Caveat Loan is a short-term funding facility where the lender registers a caveat — a legal notice of interest — on the borrower's property title instead of a full mortgage. Because caveat registration is faster and simpler than mortgage registration, caveat loans can settle in 24–72 hours, making them one of the fastest finance options available to Australian business owners.

Why It Matters

When a business needs funds urgently — to meet a Notice to Complete, pay an ATO debt, or cover a time-critical purchase — a full mortgage process may be too slow. Caveat loans fill this gap with same-day or next-day funding, secured by the borrower's property equity. They sit alongside private lending and commercial bridging finance in the specialist lending market.

How It Works

  • The lender assesses the borrower's property equity and exit strategy.
  • Instead of registering a full mortgage, the lender lodges a caveat on the property title.
  • Funds can be advanced within 24–72 hours of approval.
  • The loan is typically repaid within 1–6 months, after which the caveat is removed.

Common Use Cases

  • Emergency ATO or DPN payouts
  • Meeting a Notice to Complete deadline
  • Bridging a gap while bank finance is being processed
  • Urgent stock or inventory purchases
  • Short-term business cash flow rescue

Related Switchboard Resources

For information on caveats and property title registration, visit land.vic.gov.au.

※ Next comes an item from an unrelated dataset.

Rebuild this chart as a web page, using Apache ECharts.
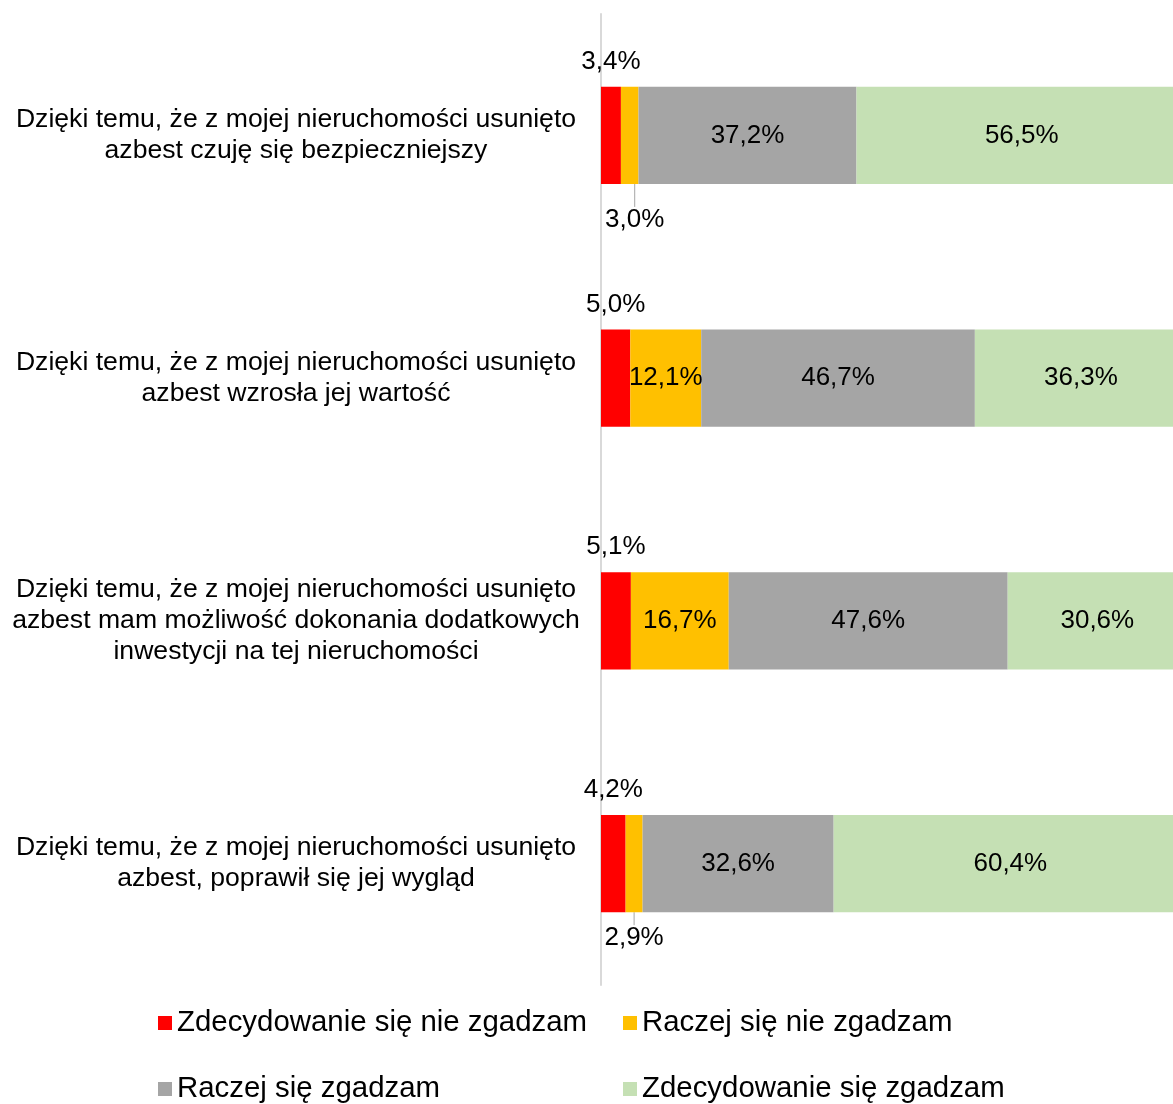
<!DOCTYPE html>
<html>
<head>
<meta charset="utf-8">
<script src="https://cdn.jsdelivr.net/npm/echarts@6/dist/echarts.min.js"></script>
<style>
  html, body { margin: 0; padding: 0; background: #fff; overflow: hidden; }
</style>
</head>
<body>
<!-- the plot runs a little past the right edge, as in the original -->
<div id="chart" style="width: 1187px; height: 1104px;"></div>
<script>
const categories = [
  'Dzięki temu, że z mojej nieruchomości usunięto\nazbest czuję się bezpieczniejszy',
  'Dzięki temu, że z mojej nieruchomości usunięto\nazbest wzrosła jej wartość',
  'Dzięki temu, że z mojej nieruchomości usunięto\nazbest mam możliwość dokonania dodatkowych\ninwestycji na tej nieruchomości',
  'Dzięki temu, że z mojej nieruchomości usunięto\nazbest, poprawił się jej wygląd'
];
const seriesNames = [
  'Zdecydowanie się nie zgadzam',
  'Raczej się nie zgadzam',
  'Raczej się zgadzam',
  'Zdecydowanie się zgadzam'
];
const stronglyDisagree = [3.4, 5.0, 5.1, 4.2];
const ratherDisagree = [3.0, 12.1, 16.7, 2.9];
const ratherAgree = [37.2, 46.7, 47.6, 32.6];
const stronglyAgree = [56.5, 36.3, 30.6, 60.4];
const colors = ['#FF0000', '#FFC000', '#A5A5A5', '#C5E0B4'];

const FONT = 'Liberation Sans, Arial, sans-serif';

function pct(p) {
  return p.value.toFixed(1).replace('.', ',') + '%';
}

let chart = echarts.init(document.getElementById('chart'));

// labels of the small yellow values sit below the bar
const yellowData = ratherDisagree.map((v, i) => {
  if (v < 5) {
    return { value: v, label: { position: 'bottom', distance: 13 } };
  }
  return v;
});

let labelBase = {
  show: true,
  color: '#000',
  fontSize: 26,
  fontFamily: FONT,
  formatter: pct
};

let legendBase = {
  orient: 'vertical',
  top: 1008,
  height: 96,
  padding: 0,
  itemWidth: 14,
  itemHeight: 14,
  itemGap: 36,
  icon: 'rect',
  textStyle: { fontSize: 29.4, fontFamily: FONT, color: '#000', lineHeight: 30 }
};

let option = {
  animation: false,
  color: colors,
  grid: {
    left: 601,
    right: 0,
    top: 14,
    bottom: 119,
    containLabel: false
  },
  legend: [
    Object.assign({}, legendBase, { left: 158, data: [seriesNames[0], seriesNames[2]] }),
    Object.assign({}, legendBase, { left: 623, data: [seriesNames[1], seriesNames[3]] })
  ],
  xAxis: {
    type: 'value',
    min: 0,
    max: 100,
    show: false
  },
  yAxis: {
    type: 'category',
    inverse: true,
    data: categories,
    axisTick: { show: false },
    axisLine: { lineStyle: { color: '#D9D9D9', width: 2 } },
    axisLabel: {
      color: '#000',
      fontSize: 26.6,
      fontFamily: FONT,
      lineHeight: 31,
      align: 'center',
      margin: 305
    }
  },
  series: [
    {
      name: seriesNames[0],
      type: 'bar',
      stack: 'total',
      barWidth: '40%',
      data: stronglyDisagree,
      label: Object.assign({}, labelBase, { position: 'top', distance: 12 })
    },
    {
      name: seriesNames[1],
      type: 'bar',
      stack: 'total',
      data: yellowData,
      label: Object.assign({}, labelBase, { position: 'inside' }),
      labelLine: { show: true, lineStyle: { color: '#A5A5A5', width: 1 } },
      labelLayout: function (p) {
        if (p.dataIndex === 0) return { dx: 5, dy: 10 };
        return {};
      }
    },
    {
      name: seriesNames[2],
      type: 'bar',
      stack: 'total',
      data: ratherAgree,
      label: Object.assign({}, labelBase, { position: 'inside' })
    },
    {
      name: seriesNames[3],
      type: 'bar',
      stack: 'total',
      data: stronglyAgree,
      label: Object.assign({}, labelBase, { position: 'inside' })
    }
  ]
};

chart.setOption(option);
</script>
</body>
</html>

How is a caveat loan different from a mortgage?
A caveat is a notice of interest, not a registered security. It is faster to lodge and remove, but gives the lender less protection than a full mortgage. That is why caveat loans are shorter in term and typically carry higher rates.
How fast can a caveat loan settle?
Many caveat lenders can fund within 24–72 hours once the property equity and exit strategy are confirmed.
What are the typical rates on a caveat loan?
Caveat loan rates are higher than standard secured loans due to the short term and speed. Monthly rates typically range from 1.5% to 4%, with total cost depending on the loan amount and duration.